- PROBLEM REQUIREMENTS -
Pictures excluded, return the lines below from the first through the line holding "plt.rcParams['mathtext.default'] = 'regular'".

- DATA -
________________________________________

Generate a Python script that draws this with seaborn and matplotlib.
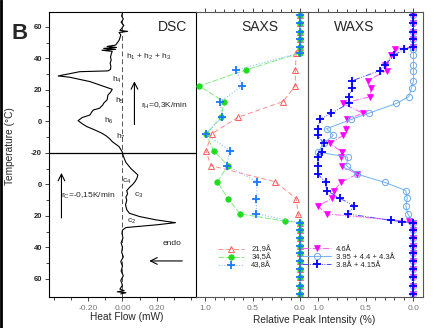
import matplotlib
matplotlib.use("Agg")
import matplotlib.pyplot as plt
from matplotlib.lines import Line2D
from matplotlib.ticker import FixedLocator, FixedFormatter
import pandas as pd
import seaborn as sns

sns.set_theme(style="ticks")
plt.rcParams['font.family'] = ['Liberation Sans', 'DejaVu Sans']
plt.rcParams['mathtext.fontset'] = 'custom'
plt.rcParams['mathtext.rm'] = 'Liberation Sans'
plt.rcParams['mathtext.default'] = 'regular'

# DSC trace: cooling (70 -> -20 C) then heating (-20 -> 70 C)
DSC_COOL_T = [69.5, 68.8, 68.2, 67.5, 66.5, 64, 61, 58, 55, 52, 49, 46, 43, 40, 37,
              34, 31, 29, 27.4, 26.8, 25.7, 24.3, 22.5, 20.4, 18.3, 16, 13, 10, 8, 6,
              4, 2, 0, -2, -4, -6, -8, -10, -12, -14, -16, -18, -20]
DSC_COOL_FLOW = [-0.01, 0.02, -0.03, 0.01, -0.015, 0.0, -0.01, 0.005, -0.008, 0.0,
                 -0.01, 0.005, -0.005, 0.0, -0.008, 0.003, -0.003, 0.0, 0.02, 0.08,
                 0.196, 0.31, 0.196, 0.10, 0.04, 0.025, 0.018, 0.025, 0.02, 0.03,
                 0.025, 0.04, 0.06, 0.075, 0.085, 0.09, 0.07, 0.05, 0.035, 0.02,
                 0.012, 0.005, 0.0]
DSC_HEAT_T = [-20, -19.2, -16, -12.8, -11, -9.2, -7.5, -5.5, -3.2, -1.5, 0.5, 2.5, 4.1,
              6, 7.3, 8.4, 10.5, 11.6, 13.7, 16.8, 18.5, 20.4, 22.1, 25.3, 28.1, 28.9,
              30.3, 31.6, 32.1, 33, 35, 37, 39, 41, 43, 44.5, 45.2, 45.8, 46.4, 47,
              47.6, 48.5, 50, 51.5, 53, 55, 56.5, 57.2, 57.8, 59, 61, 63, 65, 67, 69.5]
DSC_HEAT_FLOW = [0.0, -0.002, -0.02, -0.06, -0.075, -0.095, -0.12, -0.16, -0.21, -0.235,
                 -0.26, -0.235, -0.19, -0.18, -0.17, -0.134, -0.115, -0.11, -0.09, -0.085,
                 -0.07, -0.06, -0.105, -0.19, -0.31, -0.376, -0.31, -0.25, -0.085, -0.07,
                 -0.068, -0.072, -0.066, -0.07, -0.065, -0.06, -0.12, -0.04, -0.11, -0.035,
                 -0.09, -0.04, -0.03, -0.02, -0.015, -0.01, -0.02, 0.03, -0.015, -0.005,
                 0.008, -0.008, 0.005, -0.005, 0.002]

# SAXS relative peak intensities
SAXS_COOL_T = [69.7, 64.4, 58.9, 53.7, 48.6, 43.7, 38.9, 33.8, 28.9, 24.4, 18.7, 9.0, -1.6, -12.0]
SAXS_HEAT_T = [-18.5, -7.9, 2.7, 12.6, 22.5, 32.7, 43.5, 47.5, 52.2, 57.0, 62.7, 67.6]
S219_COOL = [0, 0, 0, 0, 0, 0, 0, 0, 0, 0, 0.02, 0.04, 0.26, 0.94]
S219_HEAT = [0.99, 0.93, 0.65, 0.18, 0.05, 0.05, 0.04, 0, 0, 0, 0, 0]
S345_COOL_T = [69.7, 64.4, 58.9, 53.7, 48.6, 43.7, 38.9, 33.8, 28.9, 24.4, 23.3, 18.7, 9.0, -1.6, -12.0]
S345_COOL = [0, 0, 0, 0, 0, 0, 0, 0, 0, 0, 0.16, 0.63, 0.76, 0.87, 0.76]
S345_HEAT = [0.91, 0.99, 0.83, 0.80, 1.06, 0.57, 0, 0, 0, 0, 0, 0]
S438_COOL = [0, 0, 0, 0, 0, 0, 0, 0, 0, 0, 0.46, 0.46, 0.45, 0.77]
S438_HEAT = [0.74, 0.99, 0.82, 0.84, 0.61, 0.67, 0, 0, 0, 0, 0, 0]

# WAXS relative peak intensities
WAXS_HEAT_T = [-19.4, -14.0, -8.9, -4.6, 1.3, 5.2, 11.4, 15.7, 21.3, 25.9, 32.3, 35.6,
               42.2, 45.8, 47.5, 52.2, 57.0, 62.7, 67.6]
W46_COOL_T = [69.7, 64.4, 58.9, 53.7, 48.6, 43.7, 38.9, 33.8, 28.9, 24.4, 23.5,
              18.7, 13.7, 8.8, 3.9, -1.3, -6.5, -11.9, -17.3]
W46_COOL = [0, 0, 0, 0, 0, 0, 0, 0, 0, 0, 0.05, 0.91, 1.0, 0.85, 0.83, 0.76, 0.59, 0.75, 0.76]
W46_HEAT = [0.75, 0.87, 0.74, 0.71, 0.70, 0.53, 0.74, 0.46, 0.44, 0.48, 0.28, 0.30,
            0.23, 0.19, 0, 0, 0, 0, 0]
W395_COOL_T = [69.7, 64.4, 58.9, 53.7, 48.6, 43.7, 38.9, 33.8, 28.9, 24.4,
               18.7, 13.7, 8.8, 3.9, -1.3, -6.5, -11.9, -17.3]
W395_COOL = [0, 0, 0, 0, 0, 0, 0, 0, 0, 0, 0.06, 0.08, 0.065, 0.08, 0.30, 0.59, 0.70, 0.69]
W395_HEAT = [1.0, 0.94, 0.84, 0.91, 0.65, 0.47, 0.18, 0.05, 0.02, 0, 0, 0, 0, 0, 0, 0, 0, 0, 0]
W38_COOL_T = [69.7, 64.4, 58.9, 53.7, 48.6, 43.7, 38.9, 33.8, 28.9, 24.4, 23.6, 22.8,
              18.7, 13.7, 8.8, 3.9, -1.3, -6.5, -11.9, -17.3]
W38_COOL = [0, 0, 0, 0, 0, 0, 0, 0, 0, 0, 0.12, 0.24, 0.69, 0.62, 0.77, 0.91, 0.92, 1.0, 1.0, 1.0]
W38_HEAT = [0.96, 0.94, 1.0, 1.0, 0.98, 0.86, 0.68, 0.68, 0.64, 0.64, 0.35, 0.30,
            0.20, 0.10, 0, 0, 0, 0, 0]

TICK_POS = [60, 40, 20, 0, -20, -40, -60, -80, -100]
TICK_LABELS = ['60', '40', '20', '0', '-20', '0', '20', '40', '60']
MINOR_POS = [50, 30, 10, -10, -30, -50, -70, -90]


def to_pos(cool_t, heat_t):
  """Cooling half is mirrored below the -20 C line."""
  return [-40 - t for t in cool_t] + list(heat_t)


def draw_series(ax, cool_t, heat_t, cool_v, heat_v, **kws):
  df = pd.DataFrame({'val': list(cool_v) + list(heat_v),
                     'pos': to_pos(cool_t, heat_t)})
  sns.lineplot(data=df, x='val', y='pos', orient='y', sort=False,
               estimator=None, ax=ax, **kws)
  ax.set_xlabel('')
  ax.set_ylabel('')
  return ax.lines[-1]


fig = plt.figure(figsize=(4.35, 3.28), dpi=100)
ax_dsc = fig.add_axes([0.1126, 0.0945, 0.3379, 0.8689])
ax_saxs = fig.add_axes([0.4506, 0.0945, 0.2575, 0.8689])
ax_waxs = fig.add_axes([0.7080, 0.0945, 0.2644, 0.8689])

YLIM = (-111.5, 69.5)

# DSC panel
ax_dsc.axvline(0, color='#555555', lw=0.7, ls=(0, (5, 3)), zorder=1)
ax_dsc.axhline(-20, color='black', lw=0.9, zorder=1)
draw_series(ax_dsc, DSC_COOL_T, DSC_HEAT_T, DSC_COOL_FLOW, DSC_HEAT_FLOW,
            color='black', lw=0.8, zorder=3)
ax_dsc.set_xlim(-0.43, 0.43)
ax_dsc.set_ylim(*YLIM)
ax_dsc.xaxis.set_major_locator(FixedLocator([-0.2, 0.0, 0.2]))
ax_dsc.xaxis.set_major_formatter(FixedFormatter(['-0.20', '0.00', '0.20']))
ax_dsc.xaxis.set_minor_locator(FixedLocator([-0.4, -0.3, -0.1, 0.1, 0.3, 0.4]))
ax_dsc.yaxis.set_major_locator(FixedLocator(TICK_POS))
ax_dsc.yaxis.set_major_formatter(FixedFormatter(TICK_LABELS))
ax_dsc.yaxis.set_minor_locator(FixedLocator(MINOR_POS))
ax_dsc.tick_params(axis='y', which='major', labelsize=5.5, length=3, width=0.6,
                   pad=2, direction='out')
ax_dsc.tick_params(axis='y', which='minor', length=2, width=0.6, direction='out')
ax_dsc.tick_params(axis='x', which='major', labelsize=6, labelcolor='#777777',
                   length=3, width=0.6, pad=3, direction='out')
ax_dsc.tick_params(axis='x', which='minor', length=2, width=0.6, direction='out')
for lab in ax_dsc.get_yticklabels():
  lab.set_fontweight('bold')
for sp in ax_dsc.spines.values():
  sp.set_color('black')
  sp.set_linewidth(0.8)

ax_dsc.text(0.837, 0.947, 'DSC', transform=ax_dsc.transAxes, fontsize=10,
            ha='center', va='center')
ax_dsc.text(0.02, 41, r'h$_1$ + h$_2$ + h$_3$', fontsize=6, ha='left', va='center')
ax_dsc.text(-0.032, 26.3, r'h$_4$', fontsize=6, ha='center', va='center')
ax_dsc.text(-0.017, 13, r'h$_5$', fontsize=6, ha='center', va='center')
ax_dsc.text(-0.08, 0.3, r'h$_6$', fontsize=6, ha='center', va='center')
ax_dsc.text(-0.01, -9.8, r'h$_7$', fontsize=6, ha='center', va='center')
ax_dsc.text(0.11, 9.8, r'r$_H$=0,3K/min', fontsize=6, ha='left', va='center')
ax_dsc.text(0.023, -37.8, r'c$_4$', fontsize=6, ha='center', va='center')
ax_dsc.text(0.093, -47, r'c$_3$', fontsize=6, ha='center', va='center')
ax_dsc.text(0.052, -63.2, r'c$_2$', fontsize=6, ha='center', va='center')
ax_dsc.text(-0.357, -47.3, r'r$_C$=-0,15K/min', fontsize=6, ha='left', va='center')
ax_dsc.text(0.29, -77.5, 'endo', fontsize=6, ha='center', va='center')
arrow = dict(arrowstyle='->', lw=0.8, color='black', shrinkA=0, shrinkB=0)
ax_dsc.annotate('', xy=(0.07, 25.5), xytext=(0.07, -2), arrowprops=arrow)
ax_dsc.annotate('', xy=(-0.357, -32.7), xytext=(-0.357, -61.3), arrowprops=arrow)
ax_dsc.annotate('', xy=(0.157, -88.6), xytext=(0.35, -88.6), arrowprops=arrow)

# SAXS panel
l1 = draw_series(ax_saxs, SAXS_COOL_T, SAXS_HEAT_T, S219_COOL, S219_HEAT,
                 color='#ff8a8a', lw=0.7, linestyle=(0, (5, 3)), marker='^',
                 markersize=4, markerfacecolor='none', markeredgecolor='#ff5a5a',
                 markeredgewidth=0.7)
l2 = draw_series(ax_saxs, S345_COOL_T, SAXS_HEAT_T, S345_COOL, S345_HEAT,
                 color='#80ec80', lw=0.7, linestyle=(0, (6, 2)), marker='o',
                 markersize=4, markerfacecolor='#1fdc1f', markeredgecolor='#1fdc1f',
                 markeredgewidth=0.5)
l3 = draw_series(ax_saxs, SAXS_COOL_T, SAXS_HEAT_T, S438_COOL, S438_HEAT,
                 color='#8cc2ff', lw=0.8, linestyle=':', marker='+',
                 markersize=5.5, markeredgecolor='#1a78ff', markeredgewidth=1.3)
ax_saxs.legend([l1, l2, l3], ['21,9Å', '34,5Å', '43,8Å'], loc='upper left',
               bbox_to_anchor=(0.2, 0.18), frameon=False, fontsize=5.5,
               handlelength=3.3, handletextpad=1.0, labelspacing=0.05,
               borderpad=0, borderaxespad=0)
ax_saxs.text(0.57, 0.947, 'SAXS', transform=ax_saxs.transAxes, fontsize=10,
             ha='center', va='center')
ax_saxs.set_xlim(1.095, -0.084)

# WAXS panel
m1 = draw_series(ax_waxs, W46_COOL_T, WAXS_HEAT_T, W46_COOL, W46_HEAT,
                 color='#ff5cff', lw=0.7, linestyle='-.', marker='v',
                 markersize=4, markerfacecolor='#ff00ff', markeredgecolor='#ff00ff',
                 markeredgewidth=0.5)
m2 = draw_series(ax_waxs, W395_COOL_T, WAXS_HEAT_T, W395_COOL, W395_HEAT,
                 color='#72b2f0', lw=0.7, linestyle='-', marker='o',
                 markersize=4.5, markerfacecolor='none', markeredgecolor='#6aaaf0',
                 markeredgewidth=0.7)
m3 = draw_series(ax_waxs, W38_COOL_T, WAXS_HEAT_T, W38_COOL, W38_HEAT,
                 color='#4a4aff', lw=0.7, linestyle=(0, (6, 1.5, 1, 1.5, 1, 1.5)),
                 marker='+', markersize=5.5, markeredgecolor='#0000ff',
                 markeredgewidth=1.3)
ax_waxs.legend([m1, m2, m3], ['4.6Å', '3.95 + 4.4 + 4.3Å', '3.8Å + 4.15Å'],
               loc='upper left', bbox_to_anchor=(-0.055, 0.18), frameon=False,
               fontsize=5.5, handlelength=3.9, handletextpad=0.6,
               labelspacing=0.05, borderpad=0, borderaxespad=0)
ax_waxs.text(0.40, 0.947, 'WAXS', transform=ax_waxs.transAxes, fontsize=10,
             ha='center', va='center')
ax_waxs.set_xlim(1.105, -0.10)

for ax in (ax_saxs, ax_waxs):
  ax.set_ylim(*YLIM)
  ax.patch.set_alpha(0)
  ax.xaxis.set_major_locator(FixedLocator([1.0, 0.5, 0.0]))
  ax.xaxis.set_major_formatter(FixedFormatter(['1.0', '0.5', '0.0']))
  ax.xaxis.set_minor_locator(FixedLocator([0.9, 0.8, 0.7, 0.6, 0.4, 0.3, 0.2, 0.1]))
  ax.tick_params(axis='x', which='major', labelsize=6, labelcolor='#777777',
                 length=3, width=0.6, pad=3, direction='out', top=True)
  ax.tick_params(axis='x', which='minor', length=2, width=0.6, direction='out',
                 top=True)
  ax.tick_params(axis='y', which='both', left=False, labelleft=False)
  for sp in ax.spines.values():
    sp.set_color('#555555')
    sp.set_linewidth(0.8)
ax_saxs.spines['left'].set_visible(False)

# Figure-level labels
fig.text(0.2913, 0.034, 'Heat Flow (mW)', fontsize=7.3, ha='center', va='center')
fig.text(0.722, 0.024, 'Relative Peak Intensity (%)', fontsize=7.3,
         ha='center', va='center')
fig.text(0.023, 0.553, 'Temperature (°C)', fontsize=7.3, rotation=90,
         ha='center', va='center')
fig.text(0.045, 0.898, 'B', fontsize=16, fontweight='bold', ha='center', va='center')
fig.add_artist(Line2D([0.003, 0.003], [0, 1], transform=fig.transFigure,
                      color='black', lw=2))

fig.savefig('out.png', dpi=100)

________________________________________

- SOLUTION -
Generate a Python script that draws this with seaborn and matplotlib.
import matplotlib
matplotlib.use("Agg")
import matplotlib.pyplot as plt
from matplotlib.lines import Line2D
from matplotlib.ticker import FixedLocator, FixedFormatter
import pandas as pd
import seaborn as sns

sns.set_theme(style="ticks")
plt.rcParams['font.family'] = ['Liberation Sans', 'DejaVu Sans']
plt.rcParams['mathtext.fontset'] = 'custom'
plt.rcParams['mathtext.rm'] = 'Liberation Sans'
plt.rcParams['mathtext.default'] = 'regular'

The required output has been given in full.